== Problem ==
Copy all the data exactly, except the pictures.

== Information shown ==

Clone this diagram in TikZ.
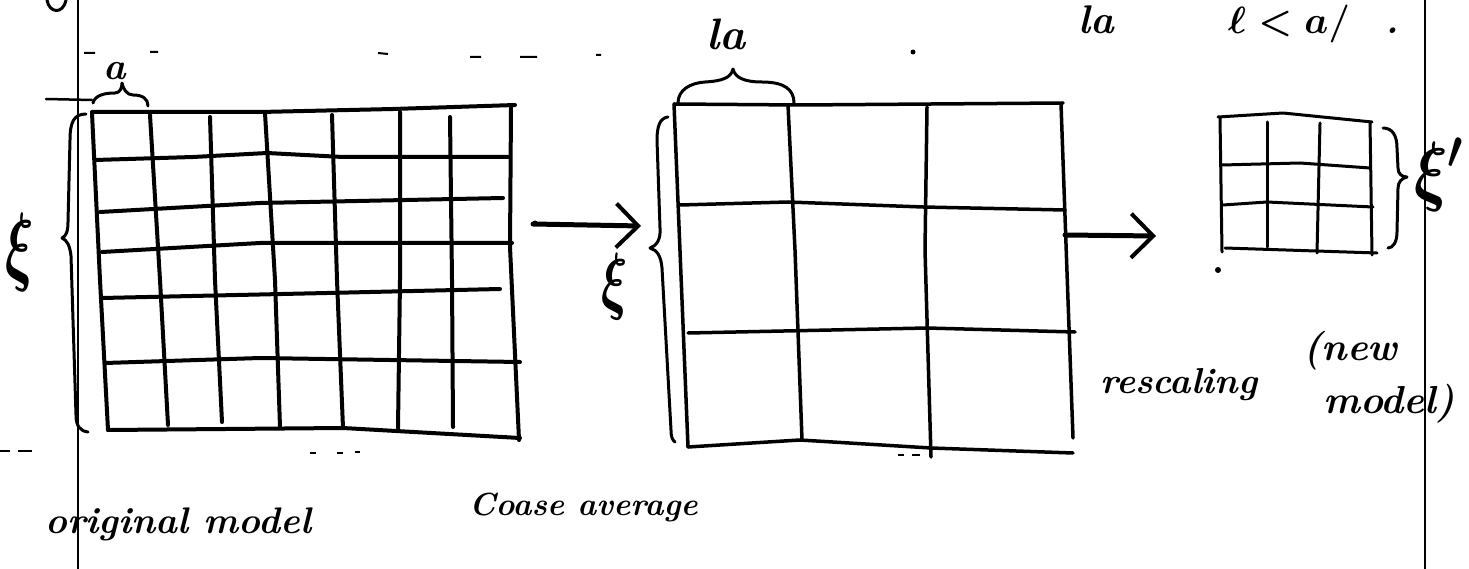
\RequirePackage{fix-cm}
\documentclass[tikz,border=0pt]{standalone}
\usepackage{fontspec}
\usepackage{graphicx}
\usetikzlibrary{arrows.meta}
\begin{document}
\begin{tikzpicture}[x=1pt,y=-1pt,
  pen/.style={line width=#1, line cap=round, line join=round},
  margin/.style={line width=2pt},
  rule/.style={line width=2pt},
  brace/.style={pen=3pt},
  flow/.style={line width=5pt, line cap=round,
    -{Straight Barb[length=22pt,width=44pt,line width=4pt]}},
  handtext/.style={inner sep=0pt, font=\fontsize{#1}{#1}\selectfont\bfseries\itshape\boldmath},
  greek/.style={inner sep=0pt, font=\fontsize{#1}{#1}\selectfont\boldmath}]
\useasboundingbox (0,0) rectangle (1469,569);

% notebook margins and faint ruling
\draw[margin] (78,0) -- (78,569);
\draw[margin] (1425,0) -- (1425,569);
\draw[rule] (84,53) -- (95,53) (150,52) -- (158,52) (378,53) -- (388,54)
  (470,57) -- (481,57) (520,57) -- (537,57) (596,55) -- (601,55);
\draw[rule] (0,451) -- (10,451) (18,451) -- (32,451) (310,453) -- (316,453)
  (337,453) -- (343,453) (355,452) -- (360,452) (898,455) -- (904,455)
  (912,455) -- (920,455);
% tail of a letter from the line above
\draw[pen=3pt] (47,0) .. controls (49,13) and (63,15) .. (66,0);
\fill (913,52) circle (2.5);
\fill (535,223) circle (2.5);
\fill (1218,270) circle (3);

% ---- fine lattice (spacing a) ----
\begin{scope}[pen=4pt]
  \draw (92,112) -- (260,112) -- (393,109) -- (515,105);
  \draw (92,113) -- (100,280) -- (108,430);
  \draw (511,106) -- (510,247) -- (519,440);
  \draw (108,430) -- (343,428) -- (520,438);
  \draw (150,115) -- (160,280) -- (168,425);
  \draw (210,117) -- (215,280) -- (222,422);
  \draw (265,113) -- (275,280) -- (280,427);
  \draw (332,115) -- (337,280) -- (343,428);
  \draw (400,112) -- (400,280) -- (398,428);
  \draw (450,117) -- (452,280) -- (453,427);
  \draw (95,160) -- (193,157) -- (267,153) -- (343,157) -- (508,157);
  \draw (100,212) -- (260,203) -- (503,198);
  \draw (102,252) -- (260,243) -- (512,243);
  \draw (102,298) -- (327,293) -- (500,289);
  \draw (105,363) -- (260,358) -- (520,362);
\end{scope}

% ---- coarse-grained lattice (spacing la) ----
\begin{scope}[pen=3.5pt]
  \draw (674,104) -- (800,105) -- (1063,103);
  \draw (674,104) -- (688,447);
  \draw (1061,104) -- (1068,300) -- (1073,438);
  \draw (688,447) -- (800,440) -- (931,448) -- (1073,453);
  \draw (788,105) -- (795,250) -- (802,440);
  \draw (927,107) -- (925,250) -- (931,457);
  \draw (680,205) -- (788,202) -- (923,207) -- (1065,210);
  \draw (688,333) -- (927,328) -- (1075,332);
\end{scope}

% ---- rescaled lattice ----
\begin{scope}[pen=3pt]
  \draw (1218,117) -- (1283,113) -- (1372,122);
  \draw (1220,118) -- (1222,252);
  \draw (1370,122) -- (1372,255);
  \draw (1225,248) -- (1377,253);
  \draw (1267,122) -- (1267,247);
  \draw (1320,123) -- (1317,253);
  \draw (1222,165) -- (1300,163) -- (1370,168);
  \draw (1223,205) -- (1267,202) -- (1373,207);
\end{scope}

% braces
\draw[pen=2.5pt] (46,99) -- (92,100);
\draw[brace] (93,103) .. controls (95,95) and (105,93) .. (115,93)
  .. controls (120,93) and (122,88) .. (122,83)
  .. controls (123,89) and (127,95) .. (133,95)
  .. controls (143,95) and (148,99) .. (148,106);
\draw[brace] (86,114) .. controls (74,114) and (70,122) .. (70,140)
  -- (68,222) .. controls (68,232) and (66,236) .. (62,238)
  .. controls (67,240) and (70,246) .. (71,256)
  -- (76,415) .. controls (76,426) and (80,431) .. (88,432);
\draw[brace] (678,103) .. controls (678,90) and (690,83) .. (705,82)
  .. controls (722,81) and (731,78) .. (733,69)
  .. controls (735,78) and (745,82) .. (762,82)
  .. controls (785,82) and (794,90) .. (794,103);
\draw[brace] (668,117) .. controls (660,118) and (657,126) .. (657,140)
  -- (660,228) .. controls (661,240) and (656,246) .. (650,248)
  .. controls (657,250) and (661,256) .. (662,268)
  -- (671,430) .. controls (671,436) and (672,440) .. (675,442);
\draw[brace] (1383,128) .. controls (1392,128) and (1397,135) .. (1397,148)
  -- (1398,168) .. controls (1398,174) and (1402,177) .. (1407,177)
  .. controls (1402,178) and (1398,182) .. (1398,188)
  -- (1397,232) .. controls (1397,242) and (1393,248) .. (1388,248);

% arrows between the stages
\coordinate (fineout) at (533,224);
\coordinate (coarsein) at (641,226);
\coordinate (coarseout) at (1065,235);
\coordinate (newin) at (1156,236);
\draw[flow] (fineout) -- (coarsein);
\draw[flow] (coarseout) -- (newin);

% labels
\node[handtext=38, anchor=base west] (alab) at (103,80) {a};
\node[handtext=44, anchor=base west] (lalab) at (706,50) {la};
\node[handtext=40, anchor=base west] (latop) at (1078,34) {la};
\node[handtext=38, anchor=base west] (ltop) at (1228,34) {$\ell<a/$\hspace{36pt}.};
\node[greek=88] (xileft) at (20,252) {\scalebox{0.6}[1]{$\xi$}};
\node[greek=75] (ximid) at (615,287) {\scalebox{0.65}[1]{$\xi$}};
\node[greek=78, anchor=base west] (xinew) at (1414,197) {\scalebox{0.8}[1]{$\xi'$}};
\node[handtext=37, anchor=base west] (orig) at (45,533) {original model};
\node[handtext=32, anchor=base west] (coarse) at (469,515) {Coase average};
\node[handtext=36, anchor=base west] (resc) at (1100,393) {rescaling};
\node[handtext=39, anchor=base west] (newa) at (1303,360) {(new};
\node[handtext=39, anchor=base west] (newb) at (1323,413) {model)};
\end{tikzpicture}
\end{document}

== Output for this exercise ==
Clone this diagram in TikZ.
\RequirePackage{fix-cm}
\documentclass[tikz,border=0pt]{standalone}
\usepackage{fontspec}
\usepackage{graphicx}
\usetikzlibrary{arrows.meta}
\begin{document}
\begin{tikzpicture}[x=1pt,y=-1pt,
  pen/.style={line width=#1, line cap=round, line join=round},
  margin/.style={line width=2pt},
  rule/.style={line width=2pt},
  brace/.style={pen=3pt},
  flow/.style={line width=5pt, line cap=round,
    -{Straight Barb[length=22pt,width=44pt,line width=4pt]}},
  handtext/.style={inner sep=0pt, font=\fontsize{#1}{#1}\selectfont\bfseries\itshape\boldmath},
  greek/.style={inner sep=0pt, font=\fontsize{#1}{#1}\selectfont\boldmath}]
\useasboundingbox (0,0) rectangle (1469,569);

% notebook margins and faint ruling
\draw[margin] (78,0) -- (78,569);
\draw[margin] (1425,0) -- (1425,569);
\draw[rule] (84,53) -- (95,53) (150,52) -- (158,52) (378,53) -- (388,54)
  (470,57) -- (481,57) (520,57) -- (537,57) (596,55) -- (601,55);
\draw[rule] (0,451) -- (10,451) (18,451) -- (32,451) (310,453) -- (316,453)
  (337,453) -- (343,453) (355,452) -- (360,452) (898,455) -- (904,455)
  (912,455) -- (920,455);
% tail of a letter from the line above
\draw[pen=3pt] (47,0) .. controls (49,13) and (63,15) .. (66,0);
\fill (913,52) circle (2.5);
\fill (535,223) circle (2.5);
\fill (1218,270) circle (3);

% ---- fine lattice (spacing a) ----
\begin{scope}[pen=4pt]
  \draw (92,112) -- (260,112) -- (393,109) -- (515,105);
  \draw (92,113) -- (100,280) -- (108,430);
  \draw (511,106) -- (510,247) -- (519,440);
  \draw (108,430) -- (343,428) -- (520,438);
  \draw (150,115) -- (160,280) -- (168,425);
  \draw (210,117) -- (215,280) -- (222,422);
  \draw (265,113) -- (275,280) -- (280,427);
  \draw (332,115) -- (337,280) -- (343,428);
  \draw (400,112) -- (400,280) -- (398,428);
  \draw (450,117) -- (452,280) -- (453,427);
  \draw (95,160) -- (193,157) -- (267,153) -- (343,157) -- (508,157);
  \draw (100,212) -- (260,203) -- (503,198);
  \draw (102,252) -- (260,243) -- (512,243);
  \draw (102,298) -- (327,293) -- (500,289);
  \draw (105,363) -- (260,358) -- (520,362);
\end{scope}

% ---- coarse-grained lattice (spacing la) ----
\begin{scope}[pen=3.5pt]
  \draw (674,104) -- (800,105) -- (1063,103);
  \draw (674,104) -- (688,447);
  \draw (1061,104) -- (1068,300) -- (1073,438);
  \draw (688,447) -- (800,440) -- (931,448) -- (1073,453);
  \draw (788,105) -- (795,250) -- (802,440);
  \draw (927,107) -- (925,250) -- (931,457);
  \draw (680,205) -- (788,202) -- (923,207) -- (1065,210);
  \draw (688,333) -- (927,328) -- (1075,332);
\end{scope}

% ---- rescaled lattice ----
\begin{scope}[pen=3pt]
  \draw (1218,117) -- (1283,113) -- (1372,122);
  \draw (1220,118) -- (1222,252);
  \draw (1370,122) -- (1372,255);
  \draw (1225,248) -- (1377,253);
  \draw (1267,122) -- (1267,247);
  \draw (1320,123) -- (1317,253);
  \draw (1222,165) -- (1300,163) -- (1370,168);
  \draw (1223,205) -- (1267,202) -- (1373,207);
\end{scope}

% braces
\draw[pen=2.5pt] (46,99) -- (92,100);
\draw[brace] (93,103) .. controls (95,95) and (105,93) .. (115,93)
  .. controls (120,93) and (122,88) .. (122,83)
  .. controls (123,89) and (127,95) .. (133,95)
  .. controls (143,95) and (148,99) .. (148,106);
\draw[brace] (86,114) .. controls (74,114) and (70,122) .. (70,140)
  -- (68,222) .. controls (68,232) and (66,236) .. (62,238)
  .. controls (67,240) and (70,246) .. (71,256)
  -- (76,415) .. controls (76,426) and (80,431) .. (88,432);
\draw[brace] (678,103) .. controls (678,90) and (690,83) .. (705,82)
  .. controls (722,81) and (731,78) .. (733,69)
  .. controls (735,78) and (745,82) .. (762,82)
  .. controls (785,82) and (794,90) .. (794,103);
\draw[brace] (668,117) .. controls (660,118) and (657,126) .. (657,140)
  -- (660,228) .. controls (661,240) and (656,246) .. (650,248)
  .. controls (657,250) and (661,256) .. (662,268)
  -- (671,430) .. controls (671,436) and (672,440) .. (675,442);
\draw[brace] (1383,128) .. controls (1392,128) and (1397,135) .. (1397,148)
  -- (1398,168) .. controls (1398,174) and (1402,177) .. (1407,177)
  .. controls (1402,178) and (1398,182) .. (1398,188)
  -- (1397,232) .. controls (1397,242) and (1393,248) .. (1388,248);

% arrows between the stages
\coordinate (fineout) at (533,224);
\coordinate (coarsein) at (641,226);
\coordinate (coarseout) at (1065,235);
\coordinate (newin) at (1156,236);
\draw[flow] (fineout) -- (coarsein);
\draw[flow] (coarseout) -- (newin);

% labels
\node[handtext=38, anchor=base west] (alab) at (103,80) {a};
\node[handtext=44, anchor=base west] (lalab) at (706,50) {la};
\node[handtext=40, anchor=base west] (latop) at (1078,34) {la};
\node[handtext=38, anchor=base west] (ltop) at (1228,34) {$\ell<a/$\hspace{36pt}.};
\node[greek=88] (xileft) at (20,252) {\scalebox{0.6}[1]{$\xi$}};
\node[greek=75] (ximid) at (615,287) {\scalebox{0.65}[1]{$\xi$}};
\node[greek=78, anchor=base west] (xinew) at (1414,197) {\scalebox{0.8}[1]{$\xi'$}};
\node[handtext=37, anchor=base west] (orig) at (45,533) {original model};
\node[handtext=32, anchor=base west] (coarse) at (469,515) {Coase average};
\node[handtext=36, anchor=base west] (resc) at (1100,393) {rescaling};
\node[handtext=39, anchor=base west] (newa) at (1303,360) {(new};
\node[handtext=39, anchor=base west] (newb) at (1323,413) {model)};
\end{tikzpicture}
\end{document}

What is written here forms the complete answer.